# SET PROBLEM:
Track down every line below that holds "this" and copy it.

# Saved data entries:
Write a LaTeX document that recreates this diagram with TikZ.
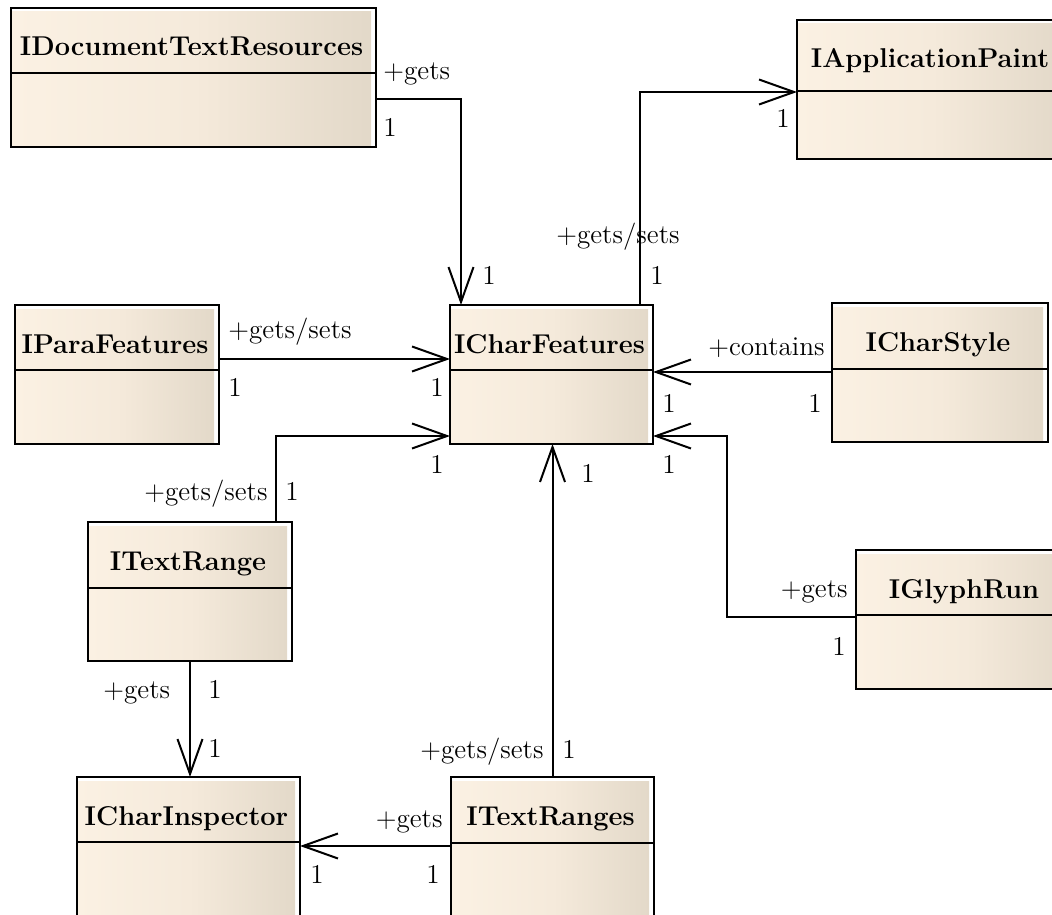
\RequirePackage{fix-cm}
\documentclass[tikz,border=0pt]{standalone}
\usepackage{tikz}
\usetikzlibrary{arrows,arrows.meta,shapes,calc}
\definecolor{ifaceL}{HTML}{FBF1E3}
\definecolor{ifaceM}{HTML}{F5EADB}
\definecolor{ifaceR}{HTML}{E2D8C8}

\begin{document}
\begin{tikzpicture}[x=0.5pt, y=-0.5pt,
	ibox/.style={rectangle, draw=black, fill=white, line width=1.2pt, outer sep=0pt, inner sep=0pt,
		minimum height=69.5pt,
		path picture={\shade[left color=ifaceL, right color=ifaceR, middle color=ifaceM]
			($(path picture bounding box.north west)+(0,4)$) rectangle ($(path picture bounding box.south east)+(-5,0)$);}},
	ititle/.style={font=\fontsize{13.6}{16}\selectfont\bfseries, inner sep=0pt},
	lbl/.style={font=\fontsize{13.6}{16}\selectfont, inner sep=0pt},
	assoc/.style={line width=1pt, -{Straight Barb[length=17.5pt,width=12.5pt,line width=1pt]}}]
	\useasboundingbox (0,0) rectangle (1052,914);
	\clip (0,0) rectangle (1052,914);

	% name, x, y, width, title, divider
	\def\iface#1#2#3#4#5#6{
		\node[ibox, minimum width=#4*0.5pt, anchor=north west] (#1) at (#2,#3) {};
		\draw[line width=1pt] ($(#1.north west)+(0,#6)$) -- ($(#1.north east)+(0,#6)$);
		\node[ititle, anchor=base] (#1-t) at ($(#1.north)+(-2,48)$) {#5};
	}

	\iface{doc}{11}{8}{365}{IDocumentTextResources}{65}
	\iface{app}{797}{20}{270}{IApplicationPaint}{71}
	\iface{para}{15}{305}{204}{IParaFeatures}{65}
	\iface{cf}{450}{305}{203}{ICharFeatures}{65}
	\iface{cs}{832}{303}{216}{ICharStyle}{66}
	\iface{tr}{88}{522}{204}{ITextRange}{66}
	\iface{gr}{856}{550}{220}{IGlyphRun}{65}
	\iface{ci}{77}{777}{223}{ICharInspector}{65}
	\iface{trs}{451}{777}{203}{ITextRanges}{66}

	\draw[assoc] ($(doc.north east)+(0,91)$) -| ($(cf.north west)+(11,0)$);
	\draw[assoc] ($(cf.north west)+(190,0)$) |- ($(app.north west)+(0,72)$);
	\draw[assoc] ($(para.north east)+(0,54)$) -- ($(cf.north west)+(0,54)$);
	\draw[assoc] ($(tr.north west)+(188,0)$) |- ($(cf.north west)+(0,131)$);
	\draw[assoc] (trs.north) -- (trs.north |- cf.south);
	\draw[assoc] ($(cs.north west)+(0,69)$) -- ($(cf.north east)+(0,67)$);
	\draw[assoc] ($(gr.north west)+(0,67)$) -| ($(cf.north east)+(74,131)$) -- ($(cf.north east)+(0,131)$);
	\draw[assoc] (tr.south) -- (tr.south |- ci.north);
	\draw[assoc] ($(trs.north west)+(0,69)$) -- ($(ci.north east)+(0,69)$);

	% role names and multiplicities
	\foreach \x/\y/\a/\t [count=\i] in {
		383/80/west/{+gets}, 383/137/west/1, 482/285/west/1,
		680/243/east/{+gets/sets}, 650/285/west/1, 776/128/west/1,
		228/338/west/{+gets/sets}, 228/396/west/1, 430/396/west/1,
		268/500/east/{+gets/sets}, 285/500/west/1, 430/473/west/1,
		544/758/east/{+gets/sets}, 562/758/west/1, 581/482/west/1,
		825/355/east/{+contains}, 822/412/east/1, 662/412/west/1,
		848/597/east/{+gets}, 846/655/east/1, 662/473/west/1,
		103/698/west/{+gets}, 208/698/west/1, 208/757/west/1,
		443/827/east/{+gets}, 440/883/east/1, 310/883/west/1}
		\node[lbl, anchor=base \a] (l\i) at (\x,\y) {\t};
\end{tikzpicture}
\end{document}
--
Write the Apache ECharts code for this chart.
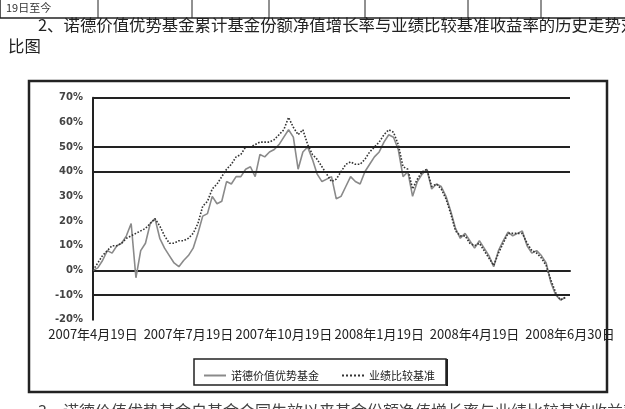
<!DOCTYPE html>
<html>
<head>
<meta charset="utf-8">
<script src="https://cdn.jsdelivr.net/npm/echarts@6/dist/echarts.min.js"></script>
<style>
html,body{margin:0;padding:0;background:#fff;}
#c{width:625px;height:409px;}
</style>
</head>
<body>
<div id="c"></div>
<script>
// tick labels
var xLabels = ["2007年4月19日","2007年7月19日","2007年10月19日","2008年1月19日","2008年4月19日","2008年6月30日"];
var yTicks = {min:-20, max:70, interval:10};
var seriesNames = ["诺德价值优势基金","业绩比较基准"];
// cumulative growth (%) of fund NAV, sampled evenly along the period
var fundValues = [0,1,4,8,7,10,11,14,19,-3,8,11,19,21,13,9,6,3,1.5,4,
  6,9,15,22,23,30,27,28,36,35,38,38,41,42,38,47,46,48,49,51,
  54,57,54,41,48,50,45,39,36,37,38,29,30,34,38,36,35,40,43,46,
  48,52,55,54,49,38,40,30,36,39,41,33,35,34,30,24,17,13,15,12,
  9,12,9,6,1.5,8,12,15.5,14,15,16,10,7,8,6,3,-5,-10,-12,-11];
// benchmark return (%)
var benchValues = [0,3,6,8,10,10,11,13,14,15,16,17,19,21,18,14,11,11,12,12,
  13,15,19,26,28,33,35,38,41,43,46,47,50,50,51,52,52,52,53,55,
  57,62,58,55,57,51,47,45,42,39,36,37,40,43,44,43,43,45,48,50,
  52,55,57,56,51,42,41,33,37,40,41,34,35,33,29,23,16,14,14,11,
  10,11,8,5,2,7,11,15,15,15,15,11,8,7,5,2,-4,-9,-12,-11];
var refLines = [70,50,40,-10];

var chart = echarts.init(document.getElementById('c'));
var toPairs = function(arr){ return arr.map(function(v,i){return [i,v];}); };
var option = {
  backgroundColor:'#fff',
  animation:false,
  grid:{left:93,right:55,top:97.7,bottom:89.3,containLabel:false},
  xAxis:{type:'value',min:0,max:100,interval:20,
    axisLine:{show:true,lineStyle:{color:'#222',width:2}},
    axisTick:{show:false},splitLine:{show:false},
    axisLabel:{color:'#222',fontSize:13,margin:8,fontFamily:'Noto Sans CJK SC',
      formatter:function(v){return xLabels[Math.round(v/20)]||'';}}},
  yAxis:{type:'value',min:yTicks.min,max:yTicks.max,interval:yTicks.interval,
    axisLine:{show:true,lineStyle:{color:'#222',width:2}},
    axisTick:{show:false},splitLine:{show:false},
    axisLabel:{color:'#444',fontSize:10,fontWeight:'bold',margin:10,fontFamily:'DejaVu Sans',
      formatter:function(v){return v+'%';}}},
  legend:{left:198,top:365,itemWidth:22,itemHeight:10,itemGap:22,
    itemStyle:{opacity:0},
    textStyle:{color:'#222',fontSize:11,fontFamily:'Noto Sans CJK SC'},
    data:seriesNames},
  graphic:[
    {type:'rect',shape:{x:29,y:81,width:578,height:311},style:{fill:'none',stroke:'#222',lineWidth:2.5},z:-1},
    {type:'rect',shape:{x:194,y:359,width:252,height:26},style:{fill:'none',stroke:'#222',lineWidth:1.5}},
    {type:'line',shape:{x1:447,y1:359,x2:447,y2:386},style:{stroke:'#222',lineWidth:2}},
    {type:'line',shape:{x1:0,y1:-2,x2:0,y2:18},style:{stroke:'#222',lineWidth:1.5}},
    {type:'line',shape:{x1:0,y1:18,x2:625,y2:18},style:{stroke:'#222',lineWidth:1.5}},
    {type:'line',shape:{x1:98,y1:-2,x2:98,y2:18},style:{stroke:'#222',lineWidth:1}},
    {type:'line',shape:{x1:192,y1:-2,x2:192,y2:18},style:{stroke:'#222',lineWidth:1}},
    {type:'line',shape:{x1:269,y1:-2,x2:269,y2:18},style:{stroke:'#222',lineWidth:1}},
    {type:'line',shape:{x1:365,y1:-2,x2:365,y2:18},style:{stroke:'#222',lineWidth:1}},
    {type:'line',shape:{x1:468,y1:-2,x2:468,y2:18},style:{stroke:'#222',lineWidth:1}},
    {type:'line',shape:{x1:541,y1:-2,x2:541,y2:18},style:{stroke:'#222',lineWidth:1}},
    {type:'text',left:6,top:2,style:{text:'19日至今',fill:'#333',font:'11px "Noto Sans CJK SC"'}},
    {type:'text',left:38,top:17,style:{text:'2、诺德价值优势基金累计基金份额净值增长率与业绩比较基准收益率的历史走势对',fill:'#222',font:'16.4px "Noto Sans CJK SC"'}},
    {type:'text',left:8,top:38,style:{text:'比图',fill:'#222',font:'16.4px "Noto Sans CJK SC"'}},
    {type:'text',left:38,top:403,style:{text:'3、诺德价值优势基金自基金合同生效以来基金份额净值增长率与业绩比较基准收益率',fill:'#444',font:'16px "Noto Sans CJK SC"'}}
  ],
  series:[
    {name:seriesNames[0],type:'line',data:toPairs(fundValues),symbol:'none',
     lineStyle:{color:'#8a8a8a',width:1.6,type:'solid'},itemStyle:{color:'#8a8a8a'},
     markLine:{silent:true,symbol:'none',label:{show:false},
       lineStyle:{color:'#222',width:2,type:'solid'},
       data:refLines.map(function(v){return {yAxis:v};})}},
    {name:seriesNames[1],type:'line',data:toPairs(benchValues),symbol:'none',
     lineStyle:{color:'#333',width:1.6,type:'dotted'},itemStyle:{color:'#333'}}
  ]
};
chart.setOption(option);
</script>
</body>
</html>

# WRITTEN ANSWER:
Write a LaTeX document that recreates this diagram with TikZ.
Write the Apache ECharts code for this chart.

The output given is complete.